University of Cambridge Offers Free Online Raspberry Pi Course
Barence writes "The University of Cambridge has released a free 12-step online course on building a basic operating system for the Raspberry Pi. The course, Baking Pi — Operating Systems Development, was compiled by student Alex Chadwick during a summer interning in the school's computer lab, and has been put online to help this year's new recruits start work with the device. The university has already purchased a Raspberry Pi for every new Computer Science student starting in 2012."
.... *(mouse, keyboard and large HDMI LCD panel for your room not included)
Wish I had got a free computer when I went to university there. They should buy all their ex-compsci-students one as well, IMO.
Free PC + £100 of mouse/keyboard/SD/monitor is a lot cheaper than a full PC. However I suspect that most development will be done on a main PC cross-compiling to the device.
And this hardware will provide a baseline computing platform to teach upon.
When will it start this course?
And actually get it delivered to you? I ordered mine back in mid June, and I'm STILL waiting for it.
Latest ETA was late September.
I think it's a miniature course in elements of systems programming rather than a tutorial on writing an operating system in the modern sense.
It worries me that something as simple as a Raspberry Pi is offered to all Cambridge undergrads, though. This is supposed to be the best university in the country - why are there people being admitted to its courses who aren't already playing with stuff like this in their spare time as kids?
will buy you a carp low end dell for FREE** real cost is lumped into the all the fees we have and most people don't even want it as they have better ones.
Finally, a 12 step program you might actually complete successfully.
This explains why I can't seem to get one. I have been waiting for my pi for months, and I was on the waiting list for months before that. I just got an email the other day that said they couldn't produce enough of the devices and my order would be delayed *again*. I bet I won't see one until 2013.
I think the course is great. After the initial excitement of getting my Pi up and running (to the point of doing a Google search) this little board has been sitting around on my desk for a few weeks gathering dust. Finding out that the little LED labelled "OK" on the Pi's PCB is hooked up to the GPIO and can be turned on/off with a few lines of assembly language is exciting news! Browsing through the pages of this online course... 10/10 to the author for an ace job at tutorial writing. You end up compiling to a new kernel.img that you copy over to the SD card.
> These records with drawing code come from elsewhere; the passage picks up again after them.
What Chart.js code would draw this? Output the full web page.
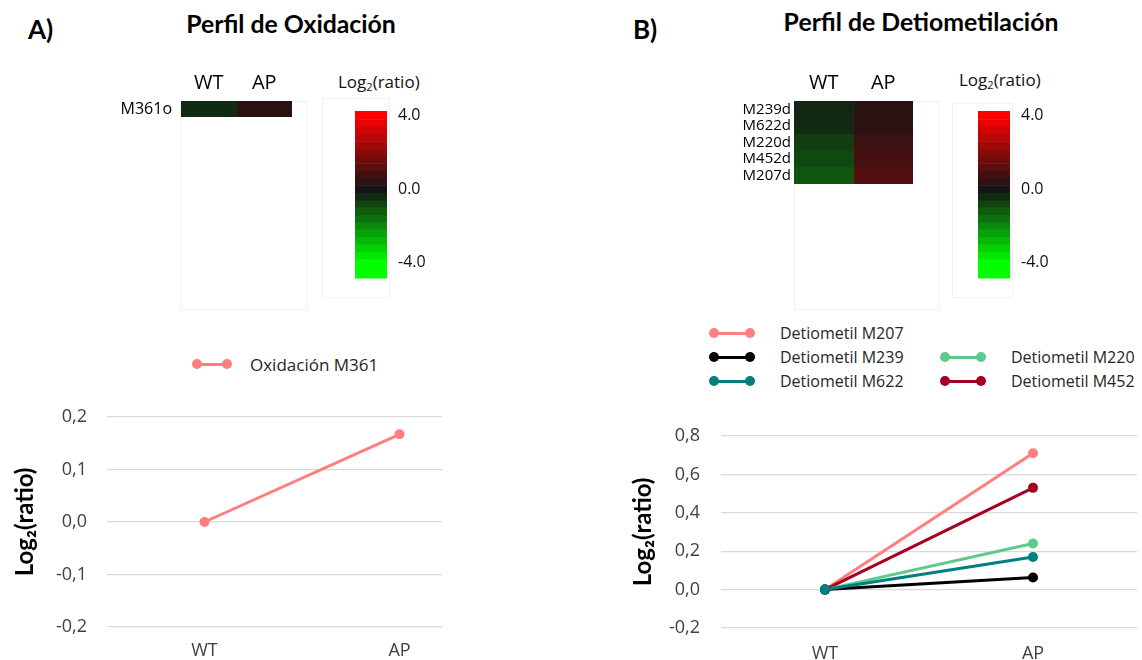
<!DOCTYPE html>
<html><head><meta charset="utf-8">
<script src="https://cdn.jsdelivr.net/npm/chart.js@4.4.1/dist/chart.umd.min.js"></script>
<style>
html,body{margin:0;padding:0;}
body{width:1142px;height:660px;position:relative;background:#fff;overflow:hidden;font-family:'Open Sans',sans-serif;}
.abs{position:absolute;white-space:nowrap;line-height:1;}
.bold{font-family:Lato,'Open Sans',sans-serif;font-weight:bold;color:#000;}
.box{position:absolute;border:1px solid #f1f1f1;box-sizing:border-box;}
canvas{display:block;}
.leg{position:absolute;display:flex;align-items:center;height:24px;white-space:nowrap;color:#262626;}
.mk{position:relative;height:10px;display:inline-block;}
.mk i{position:absolute;left:2px;right:2px;top:3.5px;height:3px;}
.mk b{position:absolute;top:0;width:10px;height:10px;border-radius:50%;}
.cbt{font-size:17px;color:#111;}
.cbt sub{font-size:11px;vertical-align:-3px;line-height:0;}
</style></head><body>

<div class="abs bold" style="left:28px;top:16px;font-size:26px;">A)</div>
<div class="abs bold" style="left:291px;top:12px;font-size:24.8px;transform:translateX(-50%);">Perfil de Oxidación</div>
<div class="abs bold" style="left:633px;top:16px;font-size:26px;">B)</div>
<div class="abs bold" style="left:921px;top:10px;font-size:24.8px;transform:translateX(-50%);">Perfil de Detiometilación</div>

<div class="box" style="left:180px;top:101px;width:128px;height:209px;"></div>
<div class="box" style="left:322px;top:98px;width:68px;height:200px;"></div>
<div class="box" style="left:794px;top:101px;width:146px;height:209px;"></div>
<div class="box" style="left:952px;top:103px;width:61px;height:195px;"></div>

<div style="position:absolute;left:100px;top:65px;"><canvas id="heatA" width="200" height="52"></canvas></div>
<div style="position:absolute;left:720px;top:65px;"><canvas id="heatB" width="220" height="119"></canvas></div>

<div class="abs cbt" style="left:338px;top:73px;">Log<sub>2</sub>(ratio)</div>
<div class="abs cbt" style="left:959px;top:71px;">Log<sub>2</sub>(ratio)</div>
<div style="position:absolute;left:340px;top:100px;"><canvas id="cbA" width="100" height="200"></canvas></div>
<div style="position:absolute;left:963px;top:100px;"><canvas id="cbB" width="100" height="200"></canvas></div>

<div id="legends"></div>

<div style="position:absolute;left:0;top:395px;width:442px;height:265px;overflow:hidden;"><canvas id="lineA" width="502" height="265"></canvas></div>
<div style="position:absolute;left:620px;top:420px;"><canvas id="lineB" width="522" height="240"></canvas></div>

<script>
// ---------- data ----------
const categories = ['WT', 'AP'];

// Panel A line chart
const oxNames = ['Oxidación M361'];
const oxM361 = [0, 0.167];

// Panel B line chart
const detNames = ['Detiometil M207', 'Detiometil M239', 'Detiometil M220', 'Detiometil M622', 'Detiometil M452'];
const detM207 = [0, 0.71];
const detM239 = [0, 0.063];
const detM220 = [0, 0.24];
const detM622 = [0, 0.17];
const detM452 = [0, 0.53];

// Heatmaps (log2 ratio colour values)
const heatRowsA = ['M361o'];
const heatWT_A = [-0.35];
const heatAP_A = [0.35];
const heatRowsB = ['M239d', 'M622d', 'M220d', 'M452d', 'M207d'];
const heatWT_B = [-0.3, -0.35, -0.7, -0.9, -1.1];
const heatAP_B = [0.35, 0.4, 0.7, 0.85, 1.1];

// Tick labels
const colorbarTicks = [4, 0, -4];
const yTicksA = [-0.2, -0.1, 0, 0.1, 0.2];
const yTicksB = [-0.2, 0, 0.2, 0.4, 0.6, 0.8];

// ---------- styles ----------
const FONT = "'Open Sans', sans-serif";
const BOLD = "Lato, 'Open Sans', sans-serif";
const detColors = ['#FF7F7F', '#000000', '#5CC98D', '#007F7E', '#A50021'];
const detOrder = [4, 1, 2, 0, 3];
const oxColor = '#FF7F7F';

function heatColor(v) {
  const t = Math.max(-1, Math.min(1, v / 4));
  const base = 20;
  const hi = Math.round(base + Math.abs(t) * (255 - base));
  const lo = Math.round(base * (1 - Math.abs(t)));
  return t >= 0 ? `rgb(${hi},${lo},${lo})` : `rgb(${lo},${hi},${lo})`;
}
function noPad(s) { s.paddingTop = 0; s.paddingBottom = 0; s.paddingLeft = 0; s.paddingRight = 0; }

const common = {responsive: false, animation: false, events: [],
  plugins: {legend: {display: false}, tooltip: {enabled: false}}};

// ---------- heatmaps ----------
function heatChart(id, rows, cols, yW, padR, fontRow, rowPad) {
  const datasets = categories.map((c, i) => ({
    label: c,
    data: rows.map(() => [i, i + 1]),
    backgroundColor: cols[i].map(heatColor),
    grouped: false, categoryPercentage: 1, barPercentage: 1, borderWidth: 0
  }));
  new Chart(document.getElementById(id), {
    type: 'bar',
    data: {labels: rows, datasets},
    options: Object.assign({}, common, {
      indexAxis: 'y',
      layout: {padding: {top: 0, right: padR, bottom: 0, left: 0}},
      scales: {
        x: {type: 'linear', position: 'top', min: 0, max: categories.length,
          grid: {display: false, drawTicks: false}, border: {display: false},
          afterBuildTicks: a => { a.ticks = categories.map((c, i) => ({value: i + 0.5})); },
          ticks: {callback: v => categories[Math.floor(v)], font: {size: 20, family: FONT}, color: '#000', padding: 6, maxRotation: 0, autoSkip: false},
          afterFit: s => { s.height = 36; noPad(s); }},
        y: {grid: {display: false, drawTicks: false}, border: {display: false},
          ticks: {font: {size: fontRow, family: FONT}, color: '#000', padding: rowPad, autoSkip: false},
          afterFit: s => { s.width = yW; noPad(s); }}
      }
    })
  });
}
heatChart('heatA', heatRowsA, [heatWT_A, heatAP_A], 81, 8, 16, 9);
heatChart('heatB', heatRowsB, [heatWT_B, heatAP_B], 74, 27, 15, 3);

// ---------- colour bars ----------
const bandPlugin = {
  id: 'bands',
  beforeDatasetsDraw(chart) {
    const {ctx, chartArea: a, scales: {y}} = chart;
    const step = 0.4;
    ctx.save();
    for (let k = Math.floor(y.min / step); k <= Math.ceil(y.max / step); k++) {
      const lo = Math.max(y.min, (k - 0.5) * step), hi = Math.min(y.max, (k + 0.5) * step);
      if (hi <= lo) continue;
      const y1 = y.getPixelForValue(hi), y2 = y.getPixelForValue(lo);
      ctx.fillStyle = heatColor(k * step);
      ctx.fillRect(a.left, y1, a.right - a.left, y2 - y1 + 0.5);
    }
    ctx.restore();
  }
};
function colorbar(id) {
  new Chart(document.getElementById(id), {
    type: 'bar',
    data: {labels: [''], datasets: [{data: [null]}]},
    options: Object.assign({}, common, {
      layout: {padding: {left: 15, top: 11, bottom: 22, right: 0}},
      scales: {
        x: {display: false},
        y: {position: 'right', min: -4.85, max: 4.25,
          grid: {display: false, drawTicks: false}, border: {display: false},
          afterBuildTicks: a => { a.ticks = colorbarTicks.map(v => ({value: v})); },
          ticks: {callback: v => v.toFixed(1), font: {size: 16, family: FONT}, color: '#111', padding: 11},
          afterFit: s => { s.width = 53; noPad(s); }}
      }
    }),
    plugins: [bandPlugin]
  });
}
colorbar('cbA');
colorbar('cbB');

// ---------- line charts ----------
function fmt(v) { return (Math.abs(v) < 1e-9 ? 0 : v).toFixed(1).replace('.', ','); }
function lineChart(id, datasets, ticks, yW, xH, padTop, tickPad, titlePad, xPad) {
  new Chart(document.getElementById(id), {
    type: 'line',
    data: {labels: categories, datasets},
    options: Object.assign({}, common, {
      layout: {padding: {top: padTop, right: 0, bottom: 0, left: 0}},
      scales: {
        x: {offset: true, grid: {display: false, drawTicks: false}, border: {display: false},
          ticks: {font: {size: 18, family: FONT}, color: '#404040', padding: xPad},
          afterFit: s => { s.height = xH; noPad(s); }},
        y: {min: ticks[0], max: ticks[ticks.length - 1],
          grid: {color: '#d9d9d9', lineWidth: 1.3, drawTicks: false}, border: {display: false},
          afterBuildTicks: a => { a.ticks = ticks.map(v => ({value: v})); },
          ticks: {callback: fmt, font: {size: 18, family: FONT}, color: '#404040', padding: tickPad},
          title: {display: true, text: 'Log₂(ratio)', font: {size: 24, weight: 'bold', family: BOLD}, color: '#000', padding: {top: titlePad, bottom: 0}},
          afterFit: s => { s.width = yW; noPad(s); }}
      }
    })
  });
}
function ds(label, data, color, order) {
  return {label, data, borderColor: color, backgroundColor: color, pointBackgroundColor: color,
    pointBorderColor: color, borderWidth: 3, pointRadius: 5, pointBorderWidth: 0, order};
}
lineChart('lineA', [ds(oxNames[0], oxM361, oxColor, 0)], yTicksA, 107, 33, 22, 20, 11, 13);
const detData = [detM207, detM239, detM220, detM622, detM452];
lineChart('lineB', detNames.map((n, i) => ds(n, detData[i], detColors[i], detOrder[i])), yTicksB, 101, 32, 16, 21, 9, 15);

// ---------- legends ----------
function legendItem(x, y, w, gap, color, text, size) {
  const d = document.createElement('div');
  d.className = 'leg';
  d.style.left = x + 'px';
  d.style.top = (y - 12) + 'px';
  d.innerHTML = `<span class="mk" style="width:${w}px"><i style="background:${color}"></i>` +
    `<b style="background:${color};left:0"></b><b style="background:${color};right:0"></b></span>` +
    `<span style="font-size:${size}px;margin-left:${gap}px">${text}</span>`;
  document.getElementById('legends').appendChild(d);
}
legendItem(192, 364, 40, 18, oxColor, oxNames[0], 17);
const legCol = [709, 940];
const legRow = [333, 357, 381];
const legPos = [[0, 0], [0, 1], [1, 1], [0, 2], [1, 2]];
detNames.forEach((n, i) => legendItem(legCol[legPos[i][0]], legRow[legPos[i][1]], 46, 25, detColors[i], n, 16));
</script>
</body></html>
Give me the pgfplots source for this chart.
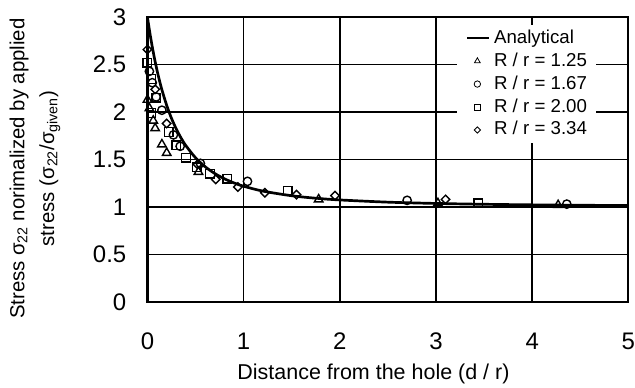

Plug it in, turn it on and it boots into your assembly. Somehow not as super-human feeling as directly controlling a 286 with Turbo Assembler back in the teenage years but certainly the most excited I've been in a long time. My only prayer is that those pimply faced youths appreciate just how awesome it is to be controlling a piece of sand to make some gallium arsenide pump out bursts of photons are regular intervals. The tutorial goes as far as describing and working with the message API to control the display driver. Gives a great overview of how the system works at a low level. Fantastic.
If only mate, there's probably more of us than they've made yet. Wouldn't mind one though...
I've ordered 3 from Farnell and had them delivered within 3 days of placing the order.
If you're waiting for an RS order, it can't hurt to buy from Farnell and cancel your RS order if it arrives first. If your RS order beats the farnell one, you have the right to return it within 7 days.
will buy you a carp low end dell for FREE** real cost is lumped into the all the fees we have and most people don't even want it as they have better ones.
Hopefully your chosen university also has remedial English classes.
Folk keep harping on the price of the extra stuff like a laptop, keyboard, mouse, display.
For "Operating Systems Development" the RasPI is ideal. You cannot do OS development
on your own laptop. Some can be done under qemu but nothing is equal to real hardware.
OS development is like working on cars. You need a second car to go get parts
if you are doing anything other than a trivial repair. Microsoft and Apple do not give
out the keys to their walled garden so they exclude themselves. There are so many
other hardware platforms that no class could address all the N! permutations of devices
and stuff. Replace the head gasket on your car tonight if you want a lesson in auto mechanics that
makes this point.
The RasPI is small, inexpensive and ideal for education.
It can be connected to a laptop via an ethernet link and powered from that
same laptop or a wall wart. Reload the SD card as needed when something
is broken.
Homework... pickup and then hand in an SD memory card... All students are pointed to
the same base code image....
REMEMBER: OS design... like working on cars. You need a second car to go get parts
if you are doing anything other than a trivial repair.
Truth is stranger than fiction, but it is because Fiction is obliged to stick to possibilities; Truth isn't. Mark Twain.